Throughout the Psalms, and the Bible in general, we see that a normal response to the tangible Presence of God is to tremble. When theophanies happen in the Old Testament, people often tremble in the presence of God.
On the morning of the third day there was thunder and lightning, with a thick cloud over the mountain, and a very loud trumpet blast. Everyone in the camp trembled. Then Moses led the people out of the camp to meet with God, and they stood at the foot of the mountain.
Exodus 19:16-17
We get the sense that in a face-to-face encounter with the fullness of the living God, our bodies can’t handle all the power, our sin can’t handle all the holiness, our eyes can’t handle all the light, our hearts can’t handle all the love. The healthy and reverent fear of the Lord hits people and they begin to tremble. We might call this trembling a “physical manifestation of fear” or a “physical manifestation of being emotionally overwhelmed.”
I grew up in a Baptist church where we used to sing a hymn that spoke to this reality. It was called “Were You There When They Crucified My Lord.”
Were you there when they crucified my Lord?
Were you there when they crucified my Lord?
Oh! Sometimes it causes me to tremble, tremble, tremble.
Were you there when they crucified my Lord?Were you there when they nailed him to the tree?
Stanzas 1 & 2
Were you there when they nailed him to the tree?
Oh! Sometimes it causes me to tremble, tremble, tremble.
Were you there when they nailed him to the tree?
All of this got me thinking about trembling as a “physical manifestation of the Holy Spirit.” To clarify, this is different from trembling that is a “physical manifestation of being emotionally overwhelmed” (although emotions may accompany it). When the Holy Spirit causes the physical manifestation, it is not showing up in our body because of our emotions. While emotions may be a part of the experience, physical manifestations of the Spirit are when the Holy Spirit himself causes our body to react to an increase of his tangible presence. And while our bodies can react in a number of different ways, trembling is a common one.
Both Jonathan Edwards, in the First Great Awakening (1730s), and John Wesley, in the Second Great Awakening (1790s), recorded the phenomenon of people trembling under the power of the Holy Spirit. In subsequent revivals (Azuza Street in the early 1900s, Charismatic renewal in the 1960s, Toronto and Brownsville in at the 1990s) the experience of people trembling under the power of the Holy Spirit was very common. While this reaction of trembling has been recorded by historians in nearly every revival, it sometimes gets explained away with accusations of some combination of groupthink and mass hysteria.

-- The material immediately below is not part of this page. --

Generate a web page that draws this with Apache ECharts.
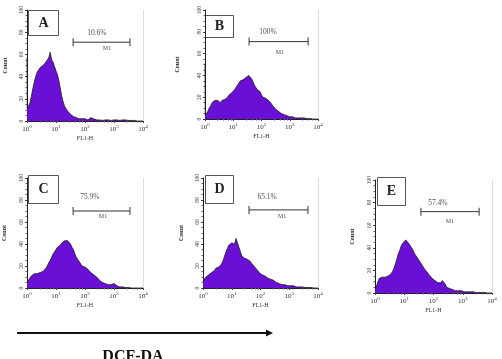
<!DOCTYPE html>
<html>
<head>
<meta charset="utf-8">
<script src="https://cdn.jsdelivr.net/npm/echarts@6/dist/echarts.min.js"></script>
<style>
  html, body { margin: 0; padding: 0; background: #fff; }
  #chart { width: 502px; height: 359px; }
</style>
</head>
<body>
<div id="chart"></div>
<script>
// FL1-H channel positions, in decades (log10 of intensity)
const channels = [0, 0.01, 0.05, 0.1, 0.15, 0.2, 0.25, 0.3, 0.35, 0.4, 0.45, 0.5, 0.55, 0.6, 0.65, 0.7, 0.75, 0.8, 0.85, 0.9, 0.95,
  1, 1.05, 1.1, 1.15, 1.2, 1.25, 1.3, 1.35, 1.4, 1.45, 1.5, 1.55, 1.6, 1.65, 1.7, 1.75, 1.8, 1.85, 1.9, 1.95,
  2, 2.05, 2.1, 2.15, 2.2, 2.25, 2.3, 2.35, 2.4, 2.45, 2.5, 2.55, 2.6, 2.65, 2.7, 2.75, 2.8, 2.85, 2.9, 2.95,
  3, 3.05, 3.1, 3.15, 3.2, 3.25, 3.3, 3.35, 3.4, 3.45, 3.5, 3.55, 3.6, 3.65, 3.7, 3.75, 3.8, 3.85, 3.9, 3.95, 4];

// counts per channel, one array per panel
const countA = [57, 11, 12, 16, 22, 29, 35, 40, 44, 46, 48, 47, 50, 51, 53, 52, 57, 62, 55, 53, 49,
  45, 42, 36, 29, 22, 17, 13, 11, 9, 8, 6, 5, 4, 4, 3, 3, 2, 2, 2, 1,
  2, 1, 1, 2, 3, 3, 2, 1, 1, 1, 1, 1, 0.5, 1, 1, 0.5, 1, 1, 0.5, 1,
  1, 0.5, 1, 1, 0.5, 1, 1, 0.5, 1, 1, 0.5, 0.5, 0.5, 0.5, 0.5, 0, 0, 0, 0, 0, 0];
const countB = [51, 3, 4, 7, 10, 12, 15, 16, 17, 16, 17, 16, 15, 17, 17, 18, 19, 20, 22, 23, 24,
  25, 27, 29, 31, 33, 35, 34, 36, 37, 38, 38, 40, 41, 37, 34, 31, 29, 27, 26, 25,
  22, 20, 20, 19, 18, 17, 16, 14, 12, 11, 9, 8, 7, 6, 5, 4, 4, 3, 3, 3,
  2, 2, 2, 2, 1, 1, 1, 1, 1, 1, 1, 0.5, 0.5, 0.5, 0.5, 0, 0, 0, 0, 0, 0];
const countC = [5, 6, 7, 9, 11, 12, 13, 14, 13, 14, 14, 13, 15, 16, 18, 20, 23, 25, 28, 31, 33,
  35, 37, 38, 39, 41, 42, 43, 44, 43, 42, 40, 37, 35, 31, 28, 26, 24, 22, 20, 19,
  19, 18, 17, 16, 14, 13, 12, 11, 10, 9, 7, 6, 5, 5, 4, 4, 3, 3, 3, 4,
  4, 3, 2, 2, 1, 1, 1, 0.5, 0.5, 0.5, 0.5, 0.5, 0, 0, 0, 0, 0, 0, 0, 0, 0];
const countD = [6, 7, 8, 10, 11, 12, 13, 14, 15, 16, 18, 18, 19, 20, 22, 25, 29, 33, 36, 39, 40,
  41, 42, 40, 45, 41, 37, 33, 29, 28, 27, 27, 26, 25, 24, 22, 21, 19, 18, 16, 14,
  13, 12, 12, 11, 10, 9, 9, 8, 7, 7, 6, 5, 5, 4, 4, 3, 3, 3, 3, 2,
  2, 2, 2, 2, 1, 1, 1, 1, 1, 1, 1, 0.5, 0.5, 0.5, 0.5, 0.5, 0, 0, 0, 0, 0];
const countE = [3, 4, 6, 10, 13, 14, 14, 13, 14, 15, 15, 16, 17, 19, 22, 26, 30, 35, 38, 42, 44,
  45, 47, 46, 44, 42, 40, 38, 35, 33, 31, 29, 28, 25, 23, 21, 20, 18, 16, 15, 13,
  12, 11, 10, 9, 9, 9, 11, 12, 8, 5, 4, 4, 3, 3, 3, 2, 2, 2, 2, 2,
  2, 1, 1, 1, 1, 1, 1, 1, 1, 0.5, 0.5, 0.5, 0.5, 0.5, 0.5, 0.5, 0, 0, 0, 0, 0];
const counts = [countA, countB, countC, countD, countE];

const panelNames = ['A', 'B', 'C', 'D', 'E'];
const gatePct = ['10.6%', '100%', '75.9%', '65.1%', '57.4%'];
const gateLo = [1.59, 1.56, 1.59, 1.6, 1.57];   // decades
const gateHi = [3.55, 3.65, 3.55, 3.65, 3.56];
const gateLevel = [71, 71, 70, 71, 72];
const pctAt = [[2.41, 79], [2.23, 80], [2.17, 83], [2.23, 83], [2.15, 80]];
const m1At = [[2.76, 65], [2.65, 61], [2.62, 65], [2.75, 65], [2.56, 63]];

// layout
const grids = [
  { left: 27, top: 10, width: 116, height: 111 },
  { left: 205, top: 10, width: 113, height: 109 },
  { left: 27, top: 178, width: 116, height: 110 },
  { left: 203, top: 178, width: 115, height: 110 },
  { left: 375, top: 180, width: 117, height: 113 }
];
const countGap = [19, 25, 20, 19, 20];
const boxes = [[28, 10, 30, 25], [205, 15, 28, 22], [28, 175, 30, 28], [205, 175, 28, 28], [377, 177, 28, 28]];

const serif = 'Liberation Serif';
const purple = '#6a0fd6';

const xAxes = grids.map((g, i) => ({
  type: 'log', logBase: 10, min: 1, max: 10000, gridIndex: i,
  axisLine: { lineStyle: { color: '#222', width: 1 } },
  axisTick: { length: 2, lineStyle: { color: '#444' } },
  minorTick: { show: true, length: 1.5, splitNumber: 5, lineStyle: { color: '#666' } },
  splitLine: { show: false },
  axisLabel: {
    margin: 3, color: '#333', fontFamily: serif,
    formatter: v => '{b|10}{s|' + Math.round(Math.log10(v)) + '}',
    rich: {
      b: { fontSize: 7, fontFamily: serif, color: '#333' },
      s: { fontSize: 5, fontFamily: serif, color: '#333', verticalAlign: 'top', padding: [0, 0, 5, 0] }
    }
  },
  name: 'FL1-H', nameLocation: 'middle', nameGap: 14,
  nameTextStyle: { fontSize: 6, fontFamily: serif, color: '#333' }
}));

const yAxes = [];
grids.forEach((g, i) => {
  yAxes.push({
    type: 'value', min: 0, max: 100, interval: 20, gridIndex: i,
    axisLine: { show: true, lineStyle: { color: '#222', width: 1 } },
    axisTick: { show: true, length: 2, lineStyle: { color: '#444' } },
    minorTick: { show: true, splitNumber: 4, length: 1.5, lineStyle: { color: '#666' } },
    splitLine: { show: false },
    axisLabel: { rotate: 90, fontSize: 5.5, margin: 2, color: '#444', fontFamily: serif },
    name: 'Count', nameLocation: 'middle', nameGap: countGap[i],
    nameTextStyle: { fontSize: 6, fontWeight: 'bold', fontFamily: serif, color: '#333' }
  });
  yAxes.push({
    type: 'value', min: 0, max: 100, gridIndex: i, position: 'right',
    axisLine: { show: true, lineStyle: { color: '#ddd', width: 1 } },
    axisTick: { show: false }, axisLabel: { show: false }, splitLine: { show: false }
  });
});

const series = [];
grids.forEach((g, i) => {
  series.push({
    type: 'line', xAxisIndex: i, yAxisIndex: i * 2,
    data: channels.map((c, k) => [Math.pow(10, c), counts[i][k]]),
    showSymbol: false,
    lineStyle: { color: '#1a1a1a', width: 0.8 },
    areaStyle: { color: purple, opacity: 1 },
    z: 2
  });
  series.push({
    type: 'line', xAxisIndex: i, yAxisIndex: i * 2,
    data: [[Math.pow(10, gateLo[i]), gateLevel[i]], [Math.pow(10, gateHi[i]), gateLevel[i]]],
    symbol: 'rect', symbolSize: [1, 8], showSymbol: true,
    itemStyle: { color: '#333' },
    lineStyle: { color: '#333', width: 1 },
    z: 3
  });
  series.push({
    type: 'scatter', xAxisIndex: i, yAxisIndex: i * 2, symbolSize: 0,
    data: [
      { value: [Math.pow(10, pctAt[i][0]), pctAt[i][1]], name: gatePct[i], label: { fontSize: 7.5 } },
      { value: [Math.pow(10, m1At[i][0]), m1At[i][1]], name: 'M1', label: { fontSize: 6 } }
    ],
    label: { show: true, position: 'inside', formatter: p => p.name, color: '#222', fontFamily: serif },
    z: 4
  });
});

const graphic = boxes.map((b, i) => ({
  type: 'group', left: b[0], top: b[1], z: 10,
  children: [
    { type: 'rect', shape: { x: 0, y: 0, width: b[2], height: b[3] }, style: { fill: '#fff', stroke: '#555', lineWidth: 1 } },
    { type: 'text', x: b[2] / 2, y: b[3] / 2, style: { text: panelNames[i], fill: '#222', font: 'bold 14px "Liberation Serif"', textAlign: 'center', textVerticalAlign: 'middle' } }
  ]
}));
graphic.push({ type: 'line', shape: { x1: 17, y1: 333, x2: 268, y2: 333 }, style: { stroke: '#111', lineWidth: 2 } });
graphic.push({ type: 'polygon', shape: { points: [[266, 329.5], [273, 333], [266, 336.5]] }, style: { fill: '#111' } });
graphic.push({ type: 'text', x: 133, y: 349, style: { text: 'DCF-DA', fill: '#111', font: 'bold 16px "Liberation Serif"', textAlign: 'center', textVerticalAlign: 'top' } });

const chart = echarts.init(document.getElementById('chart'));
chart.setOption({
  animation: false,
  backgroundColor: '#fff',
  grid: grids,
  xAxis: xAxes,
  yAxis: yAxes,
  series: series,
  graphic: graphic
});
</script>
</body>
</html>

Yet, these simplistic dismissals can’t account for the wide rage of personal experiences that people have had with the Holy Spirit. How do they account for people continuing to experience these physical manifestations of the Spirit while they are alone in the privacy of their own prayer time with the Lord? How do they account for their regularity? How do they account for people with no prior religious experience experiencing these physical manifestations despite not wanting them and even being skeptical of them? There is too much personal and historical evidence that one of the physical manifestations of the Holy Spirit is the phenomenon of trembling.
What’s fascinating to think about is that while people who experienced trembling were not necessarily experiencing a theophany in the traditional sense–they weren’t face to face with the living God–their bodies were reacting as if they were. It’s as if their bodies were picking up on the reality of the tangible Presence of God in a way that their eyes weren’t. What if their bodies were responding appropriately to God’s tangible Presence even when their mind wasn’t able to?

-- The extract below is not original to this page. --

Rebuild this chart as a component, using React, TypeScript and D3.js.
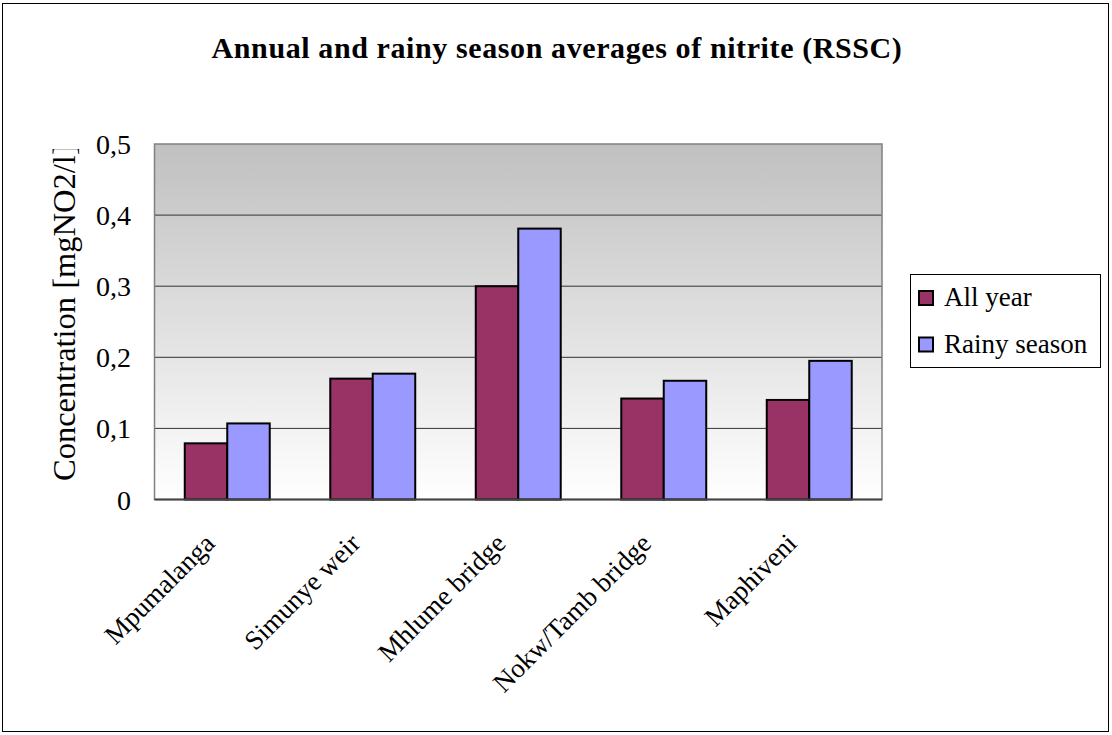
import React from "react";
import * as d3 from "d3";

const sites = ["Mpumalanga", "Simunye weir", "Mhlume bridge", "Nokw/Tamb bridge", "Maphiveni"];
const allYear = [0.079, 0.170, 0.300, 0.142, 0.140];
const rainySeason = [0.107, 0.177, 0.381, 0.167, 0.195];
const seriesNames = ["All year", "Rainy season"];
const seriesColors = ["#993366", "#9999FF"];
const yTicks = [0, 0.1, 0.2, 0.3, 0.4, 0.5];

const W = 1112;
const H = 735;
const plot = { left: 154.5, top: 144, right: 882, bottom: 499.5 };
const FONT = "'Liberation Serif', 'DejaVu Serif', 'Times New Roman', serif";
const txt = { fontFamily: FONT };

export default function App() {
  const x = d3.scaleBand<string>().domain(sites).range([plot.left, plot.right]).paddingInner(0.416).paddingOuter(0.208);
  const inner = d3.scaleBand<string>().domain(seriesNames).range([0, x.bandwidth()]);
  const y = d3.scaleLinear().domain([0, 0.5]).range([plot.bottom, plot.top]);
  const series = [allYear, rainySeason];
  const fmt = (v: number) => (v === 0 ? "0" : d3.format(".1f")(v).replace(".", ","));

  return (
    <svg width={W} height={H} style={{ position: "absolute", left: 0, top: 0, background: "#fff" }}>
      <defs>
        <linearGradient id="plotBg" x1="0" y1="0" x2="0" y2="1">
          <stop offset="0" stopColor="#c0c0c0" />
          <stop offset="1" stopColor="#ffffff" />
        </linearGradient>
        <clipPath id="yTitleClip">
          <rect x={0} y={149} width={120} height={400} />
        </clipPath>
      </defs>
      <rect x={2.5} y={3.5} width={1106} height={728} fill="#fff" stroke="#000" strokeWidth={1} />

      <text x={557} y={58} textAnchor="middle" fontSize={30} fontWeight="bold" letterSpacing={0.6} style={txt}>
        Annual and rainy season averages of nitrite (RSSC)
      </text>

      <rect x={plot.left} y={plot.top} width={plot.right - plot.left} height={plot.bottom - plot.top} fill="url(#plotBg)" />
      {yTicks.slice(1, -1).map((t) => (
        <line key={t} x1={plot.left} x2={plot.right} y1={y(t)} y2={y(t)} stroke="#333" strokeWidth={1} />
      ))}
      <rect x={plot.left} y={plot.top} width={plot.right - plot.left} height={plot.bottom - plot.top} fill="none" stroke="#808080" strokeWidth={1.5} />

      {sites.map((s, i) =>
        series.map((vals, k) => (
          <rect
            key={s + k}
            x={(x(s) as number) + (inner(seriesNames[k]) as number)}
            y={y(vals[i])}
            width={inner.bandwidth()}
            height={plot.bottom - y(vals[i])}
            fill={seriesColors[k]}
            stroke="#000"
            strokeWidth={2}
          />
        ))
      )}

      <line x1={plot.left} x2={plot.right} y1={plot.bottom} y2={plot.bottom} stroke="#444" strokeWidth={2} />

      {yTicks.map((t) => (
        <text key={t} x={131} y={y(t) + 10} textAnchor="end" fontSize={28} style={txt}>
          {fmt(t)}
        </text>
      ))}

      <g clipPath="url(#yTitleClip)">
        <text transform="translate(75,481) rotate(-90)" textAnchor="start" fontSize={32.5} style={txt}>
          Concentration [mgNO2/l]
        </text>
      </g>

      {sites.map((s) => {
        const cx = (x(s) as number) + x.bandwidth() / 2;
        return (
          <text key={s} transform={`translate(${cx - 11},${545}) rotate(-45)`} textAnchor="end" fontSize={27} style={txt}>
            {s}
          </text>
        );
      })}

      <rect x={910.5} y={274.5} width={190} height={93} fill="#fff" stroke="#000" strokeWidth={1} />
      {seriesNames.map((n, k) => (
        <g key={n}>
          <rect x={919} y={291 + k * 46.5} width={14} height={14} fill={seriesColors[k]} stroke="#000" strokeWidth={2} />
          <text x={944} y={306 + k * 47} fontSize={27} style={txt}>
            {n}
          </text>
        </g>
      ))}
    </svg>
  );
}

Have you ever had a moment where your heart was ahead of your mind? Your heart picked up on something and tears began to flow but your head was still unaware of what was going on. You were crying but you weren’t sure what you were crying about yet. Your heart was ahead of your head. Only later, upon further reflection, did your mind begin to understand what your heart already knew. Has that ever happened to you?
I suspect the physical manifestations of the Holy Spirit that happen to our bodies, like trembling, are versions of this. It’s like our spirit and our body picks up on God’s Presence in a way that our mind hasn’t yet. Our body and spirit are ahead of our mind. Only later does our mind make sense of it. And this completely makes sense when we begin to recognize the truth that we have the Spirit of God actually dwelling in us. When the Spirit within us connects with the Spirit falling upon us, our body will react to that powerful connection often before our mind can catch up.
We may begin trembling in a way that is beyond our control. If this happens to us, we shouldn’t fight it as if there is something wrong with our body. Quite the opposite. Maybe our body is actually responding appropriately. Maybe it’s the rest of us that has to catch up. We’re experiencing the profound Presence of God in our midst, and maybe whatever walls may be up in our heart and mind need to come down so that they too can join in on the moment.